Bij Ikea staat een
bank… Met hoezen in diverse kleuren, een vriendelijk prijsje en belangrijker
nog, hij zit lekker. Kivik heet ‘ie en ooit komt ‘ie bij mij in huis. Met een
toekomst vol onzekerheid, klamp ik me vast aan deze bank. Als de grootste ellende
voorbij is en ik andere woonruimte heb, koop ik mijn Kivik, in een nog te
bepalen grijstint.
Op lastige
momenten, sluit ik mijn ogen en zie ons zitten. Ik in het midden, met aan de linkerkant mijn jongste. Met haar duim
in haar mond luistert ze naar mij, terwijl ik haar lievelingsboek van dat moment voorlees. Ze leunt
tegen mijn ribbenkast en ik heb mijn arm om haar heen. Haar hoofd zit vaak voor
de zinnen en haren kriebelen in mijn neus. Tegen mijn rechterbeen liggen de
voeten van mijn oudste, die op haar zij ligt en met haar telefoon en oortjes in
vloggers volgt en vaak heel hard in lachen uitbarst. Ik vraag haar wat er zo
grappig is en zij zal antwoorden:”Gewoon.” Ik weet dan dat het geen zin heeft
door te vragen. Dat geeft ook
niet, de grappen vind ik meestal toch niet grappig. Straks zal ik haar
Frans nog even overhoren, voor wiskunde moet ze haar vader hebben.
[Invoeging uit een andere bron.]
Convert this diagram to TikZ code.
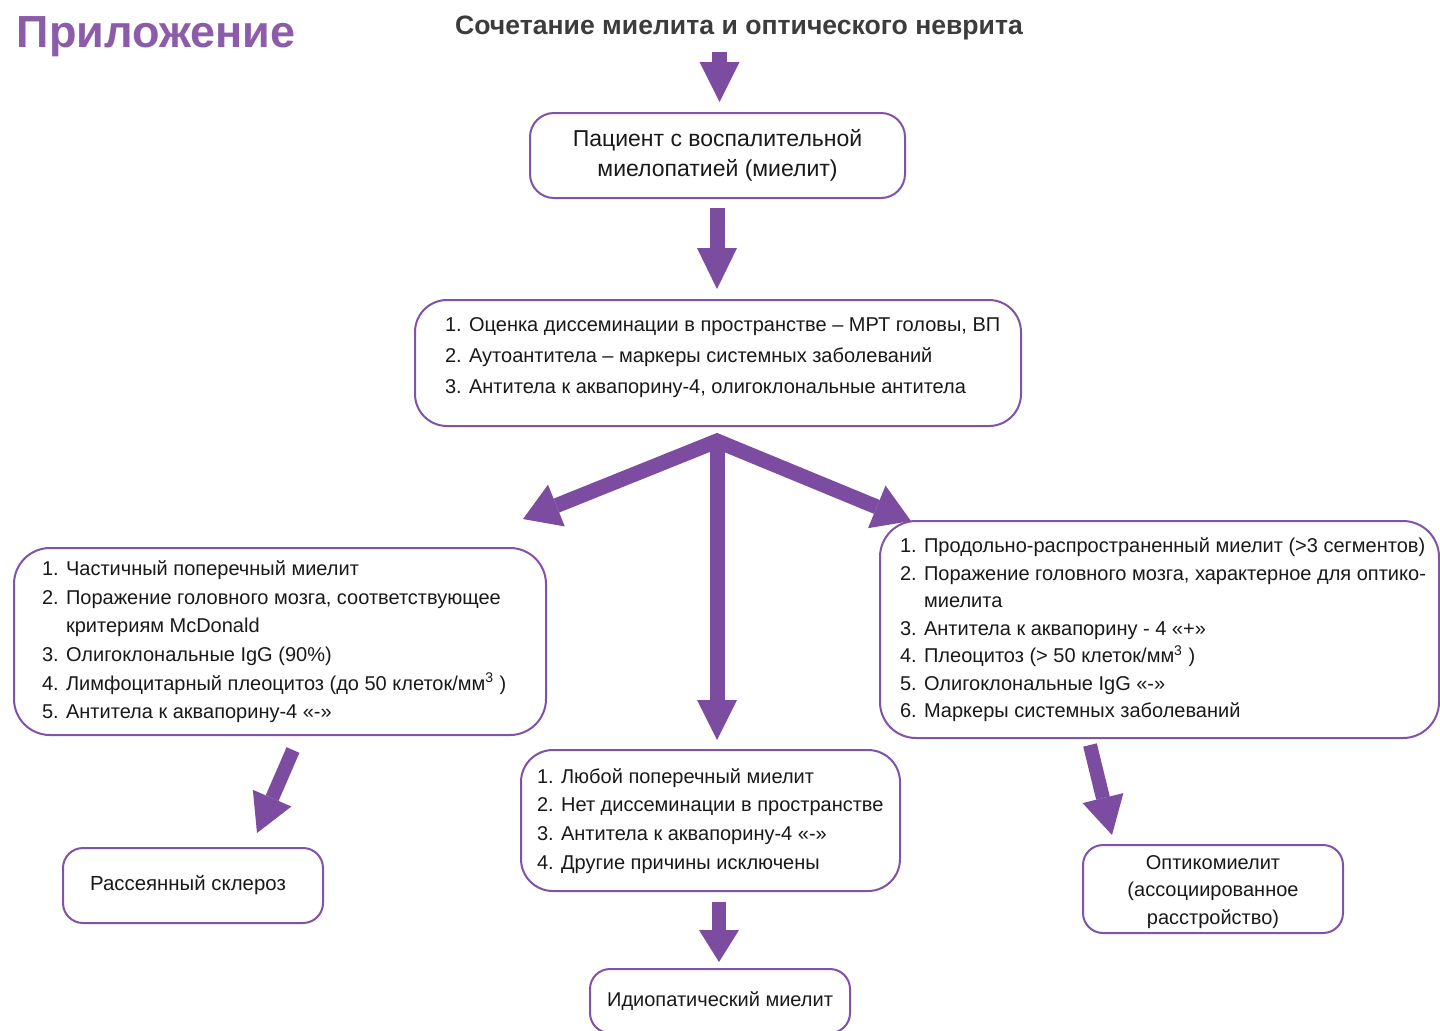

Op die bank zal gezeten en gelegen worden. Gaan we hangen, kletsen, lachen en huilen. Er zullen
liters thee gedronken worden en liters wijn. We zullen er ruzie op maken en het
weer uitpraten. Er zal limonade overheen gaan, stift opkomen en ik zal heel boos
worden op degene die de eerste vlek maakt. Zieke meisjes met dekbedden en
knuffels zullen er liggen tot ze eigenlijk allang weer beter zijn, maar nog een
beetje doorzieken voor de gezelligheid en aandacht. We zullen er gelukkig zijn,
daar op onze grijze Kivik.
Hoe de rest van
het huis eruit komt te zien is nog een raadsel. Waar we heen gaan is nog de
vraag. Maar die bank, mijn hoop in bange dagen, gaat er komen. Het geld ligt al
klaar in een laatje. Tot die tijd gaan we soms even proefhangen.